#### [Work to complete]
Repeat, exactly and in full, the lines of the listing below, but without any pictures.

## begin

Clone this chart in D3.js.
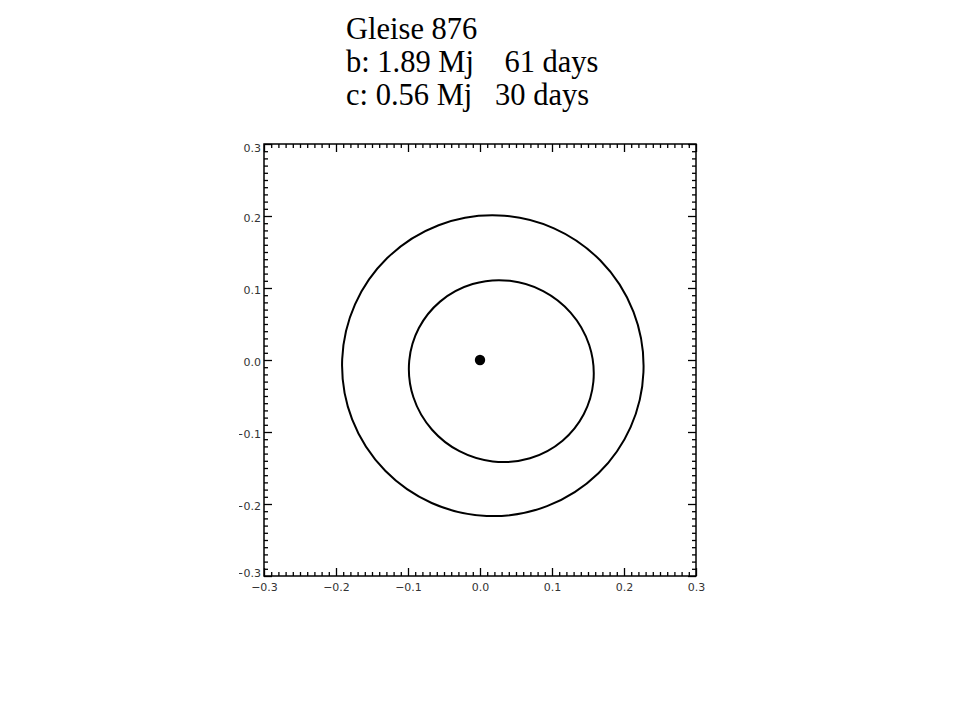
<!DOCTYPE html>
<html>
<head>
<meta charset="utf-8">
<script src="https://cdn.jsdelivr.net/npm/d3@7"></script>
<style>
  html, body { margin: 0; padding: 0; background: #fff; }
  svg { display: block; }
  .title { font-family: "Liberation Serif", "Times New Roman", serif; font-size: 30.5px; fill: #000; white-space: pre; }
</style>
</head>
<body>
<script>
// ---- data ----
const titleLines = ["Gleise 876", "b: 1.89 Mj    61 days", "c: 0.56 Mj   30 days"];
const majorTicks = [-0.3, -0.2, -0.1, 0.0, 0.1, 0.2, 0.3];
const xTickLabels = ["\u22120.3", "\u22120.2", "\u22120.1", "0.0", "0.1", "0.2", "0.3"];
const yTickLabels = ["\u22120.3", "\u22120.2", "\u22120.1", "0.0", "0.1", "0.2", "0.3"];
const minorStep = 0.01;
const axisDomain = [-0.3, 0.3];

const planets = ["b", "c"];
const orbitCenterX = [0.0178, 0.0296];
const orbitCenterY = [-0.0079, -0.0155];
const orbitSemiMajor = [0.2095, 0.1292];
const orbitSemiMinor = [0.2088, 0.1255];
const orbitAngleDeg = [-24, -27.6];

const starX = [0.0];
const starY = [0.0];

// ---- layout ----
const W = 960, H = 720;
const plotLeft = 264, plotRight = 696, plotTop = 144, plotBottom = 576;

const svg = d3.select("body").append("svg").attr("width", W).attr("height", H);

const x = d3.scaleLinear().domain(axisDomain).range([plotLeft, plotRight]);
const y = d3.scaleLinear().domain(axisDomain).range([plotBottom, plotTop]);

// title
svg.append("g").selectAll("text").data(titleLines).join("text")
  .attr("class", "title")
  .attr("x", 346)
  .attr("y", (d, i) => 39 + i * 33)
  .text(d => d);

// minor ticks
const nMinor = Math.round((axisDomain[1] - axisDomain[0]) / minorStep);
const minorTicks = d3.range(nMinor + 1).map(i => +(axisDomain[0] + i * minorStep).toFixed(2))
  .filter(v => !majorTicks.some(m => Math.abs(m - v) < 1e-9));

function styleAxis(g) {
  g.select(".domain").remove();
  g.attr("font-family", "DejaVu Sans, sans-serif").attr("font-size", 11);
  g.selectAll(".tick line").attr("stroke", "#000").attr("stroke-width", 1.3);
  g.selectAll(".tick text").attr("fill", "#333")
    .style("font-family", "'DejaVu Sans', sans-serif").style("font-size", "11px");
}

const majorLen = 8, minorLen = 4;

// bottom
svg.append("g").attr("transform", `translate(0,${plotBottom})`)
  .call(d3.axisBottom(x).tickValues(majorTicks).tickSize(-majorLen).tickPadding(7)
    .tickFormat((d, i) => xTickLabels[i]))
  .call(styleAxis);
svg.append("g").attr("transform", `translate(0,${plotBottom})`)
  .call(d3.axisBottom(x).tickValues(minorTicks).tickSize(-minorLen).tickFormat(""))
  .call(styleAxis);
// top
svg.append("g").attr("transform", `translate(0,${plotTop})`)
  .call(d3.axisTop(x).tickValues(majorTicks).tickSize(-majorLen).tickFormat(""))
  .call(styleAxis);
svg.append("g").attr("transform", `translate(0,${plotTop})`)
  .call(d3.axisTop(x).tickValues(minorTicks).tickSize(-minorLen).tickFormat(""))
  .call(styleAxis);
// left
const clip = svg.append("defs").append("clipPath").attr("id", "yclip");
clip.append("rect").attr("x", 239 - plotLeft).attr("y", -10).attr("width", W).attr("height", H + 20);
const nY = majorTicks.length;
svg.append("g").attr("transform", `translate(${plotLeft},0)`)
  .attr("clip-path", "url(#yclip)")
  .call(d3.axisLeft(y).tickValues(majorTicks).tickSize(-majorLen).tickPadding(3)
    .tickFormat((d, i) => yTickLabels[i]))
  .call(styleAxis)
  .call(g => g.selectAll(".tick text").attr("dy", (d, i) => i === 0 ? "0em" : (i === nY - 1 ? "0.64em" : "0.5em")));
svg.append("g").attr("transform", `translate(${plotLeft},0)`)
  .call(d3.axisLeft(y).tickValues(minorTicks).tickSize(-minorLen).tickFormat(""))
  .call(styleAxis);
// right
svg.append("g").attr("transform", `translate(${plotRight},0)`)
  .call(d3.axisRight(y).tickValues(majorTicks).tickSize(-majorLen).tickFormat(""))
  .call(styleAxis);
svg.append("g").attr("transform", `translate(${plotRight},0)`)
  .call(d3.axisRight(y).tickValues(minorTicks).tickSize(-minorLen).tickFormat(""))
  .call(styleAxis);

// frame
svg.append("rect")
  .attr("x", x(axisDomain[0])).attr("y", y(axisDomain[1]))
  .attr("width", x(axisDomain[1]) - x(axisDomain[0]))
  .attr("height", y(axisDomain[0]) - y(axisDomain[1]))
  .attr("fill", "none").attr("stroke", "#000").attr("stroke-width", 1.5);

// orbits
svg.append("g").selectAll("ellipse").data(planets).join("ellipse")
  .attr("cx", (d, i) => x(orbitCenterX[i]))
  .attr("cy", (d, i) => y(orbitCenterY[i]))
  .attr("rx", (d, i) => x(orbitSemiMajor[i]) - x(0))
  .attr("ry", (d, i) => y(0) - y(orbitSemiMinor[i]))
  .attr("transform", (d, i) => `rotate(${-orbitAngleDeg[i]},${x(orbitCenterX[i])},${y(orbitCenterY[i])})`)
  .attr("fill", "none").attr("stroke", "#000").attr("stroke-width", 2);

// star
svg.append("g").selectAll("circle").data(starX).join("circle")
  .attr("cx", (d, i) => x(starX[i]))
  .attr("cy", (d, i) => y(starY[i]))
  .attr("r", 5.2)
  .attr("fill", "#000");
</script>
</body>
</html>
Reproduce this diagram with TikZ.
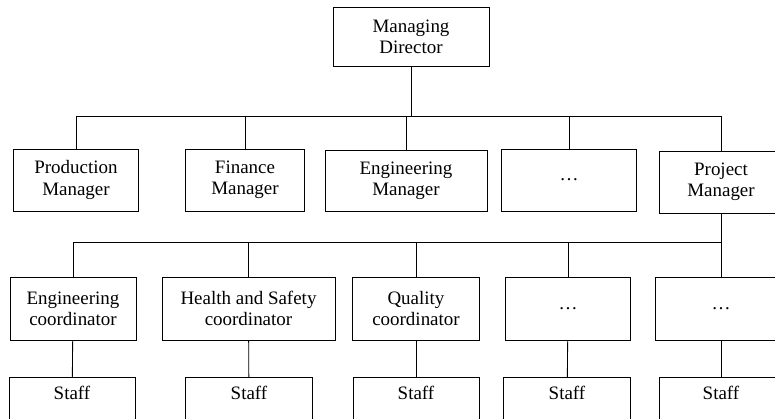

## end

#### [The output]
Clone this chart in D3.js.
<!DOCTYPE html>
<html>
<head>
<meta charset="utf-8">
<script src="https://cdn.jsdelivr.net/npm/d3@7"></script>
<style>
  html, body { margin: 0; padding: 0; background: #fff; }
  svg { display: block; }
  .title { font-family: "Liberation Serif", "Times New Roman", serif; font-size: 30.5px; fill: #000; white-space: pre; }
</style>
</head>
<body>
<script>
// ---- data ----
const titleLines = ["Gleise 876", "b: 1.89 Mj    61 days", "c: 0.56 Mj   30 days"];
const majorTicks = [-0.3, -0.2, -0.1, 0.0, 0.1, 0.2, 0.3];
const xTickLabels = ["\u22120.3", "\u22120.2", "\u22120.1", "0.0", "0.1", "0.2", "0.3"];
const yTickLabels = ["\u22120.3", "\u22120.2", "\u22120.1", "0.0", "0.1", "0.2", "0.3"];
const minorStep = 0.01;
const axisDomain = [-0.3, 0.3];

const planets = ["b", "c"];
const orbitCenterX = [0.0178, 0.0296];
const orbitCenterY = [-0.0079, -0.0155];
const orbitSemiMajor = [0.2095, 0.1292];
const orbitSemiMinor = [0.2088, 0.1255];
const orbitAngleDeg = [-24, -27.6];

const starX = [0.0];
const starY = [0.0];

// ---- layout ----
const W = 960, H = 720;
const plotLeft = 264, plotRight = 696, plotTop = 144, plotBottom = 576;

const svg = d3.select("body").append("svg").attr("width", W).attr("height", H);

const x = d3.scaleLinear().domain(axisDomain).range([plotLeft, plotRight]);
const y = d3.scaleLinear().domain(axisDomain).range([plotBottom, plotTop]);

// title
svg.append("g").selectAll("text").data(titleLines).join("text")
  .attr("class", "title")
  .attr("x", 346)
  .attr("y", (d, i) => 39 + i * 33)
  .text(d => d);

// minor ticks
const nMinor = Math.round((axisDomain[1] - axisDomain[0]) / minorStep);
const minorTicks = d3.range(nMinor + 1).map(i => +(axisDomain[0] + i * minorStep).toFixed(2))
  .filter(v => !majorTicks.some(m => Math.abs(m - v) < 1e-9));

function styleAxis(g) {
  g.select(".domain").remove();
  g.attr("font-family", "DejaVu Sans, sans-serif").attr("font-size", 11);
  g.selectAll(".tick line").attr("stroke", "#000").attr("stroke-width", 1.3);
  g.selectAll(".tick text").attr("fill", "#333")
    .style("font-family", "'DejaVu Sans', sans-serif").style("font-size", "11px");
}

const majorLen = 8, minorLen = 4;

// bottom
svg.append("g").attr("transform", `translate(0,${plotBottom})`)
  .call(d3.axisBottom(x).tickValues(majorTicks).tickSize(-majorLen).tickPadding(7)
    .tickFormat((d, i) => xTickLabels[i]))
  .call(styleAxis);
svg.append("g").attr("transform", `translate(0,${plotBottom})`)
  .call(d3.axisBottom(x).tickValues(minorTicks).tickSize(-minorLen).tickFormat(""))
  .call(styleAxis);
// top
svg.append("g").attr("transform", `translate(0,${plotTop})`)
  .call(d3.axisTop(x).tickValues(majorTicks).tickSize(-majorLen).tickFormat(""))
  .call(styleAxis);
svg.append("g").attr("transform", `translate(0,${plotTop})`)
  .call(d3.axisTop(x).tickValues(minorTicks).tickSize(-minorLen).tickFormat(""))
  .call(styleAxis);
// left
const clip = svg.append("defs").append("clipPath").attr("id", "yclip");
clip.append("rect").attr("x", 239 - plotLeft).attr("y", -10).attr("width", W).attr("height", H + 20);
const nY = majorTicks.length;
svg.append("g").attr("transform", `translate(${plotLeft},0)`)
  .attr("clip-path", "url(#yclip)")
  .call(d3.axisLeft(y).tickValues(majorTicks).tickSize(-majorLen).tickPadding(3)
    .tickFormat((d, i) => yTickLabels[i]))
  .call(styleAxis)
  .call(g => g.selectAll(".tick text").attr("dy", (d, i) => i === 0 ? "0em" : (i === nY - 1 ? "0.64em" : "0.5em")));
svg.append("g").attr("transform", `translate(${plotLeft},0)`)
  .call(d3.axisLeft(y).tickValues(minorTicks).tickSize(-minorLen).tickFormat(""))
  .call(styleAxis);
// right
svg.append("g").attr("transform", `translate(${plotRight},0)`)
  .call(d3.axisRight(y).tickValues(majorTicks).tickSize(-majorLen).tickFormat(""))
  .call(styleAxis);
svg.append("g").attr("transform", `translate(${plotRight},0)`)
  .call(d3.axisRight(y).tickValues(minorTicks).tickSize(-minorLen).tickFormat(""))
  .call(styleAxis);

// frame
svg.append("rect")
  .attr("x", x(axisDomain[0])).attr("y", y(axisDomain[1]))
  .attr("width", x(axisDomain[1]) - x(axisDomain[0]))
  .attr("height", y(axisDomain[0]) - y(axisDomain[1]))
  .attr("fill", "none").attr("stroke", "#000").attr("stroke-width", 1.5);

// orbits
svg.append("g").selectAll("ellipse").data(planets).join("ellipse")
  .attr("cx", (d, i) => x(orbitCenterX[i]))
  .attr("cy", (d, i) => y(orbitCenterY[i]))
  .attr("rx", (d, i) => x(orbitSemiMajor[i]) - x(0))
  .attr("ry", (d, i) => y(0) - y(orbitSemiMinor[i]))
  .attr("transform", (d, i) => `rotate(${-orbitAngleDeg[i]},${x(orbitCenterX[i])},${y(orbitCenterY[i])})`)
  .attr("fill", "none").attr("stroke", "#000").attr("stroke-width", 2);

// star
svg.append("g").selectAll("circle").data(starX).join("circle")
  .attr("cx", (d, i) => x(starX[i]))
  .attr("cy", (d, i) => y(starY[i]))
  .attr("r", 5.2)
  .attr("fill", "#000");
</script>
</body>
</html>
Reproduce this diagram with TikZ.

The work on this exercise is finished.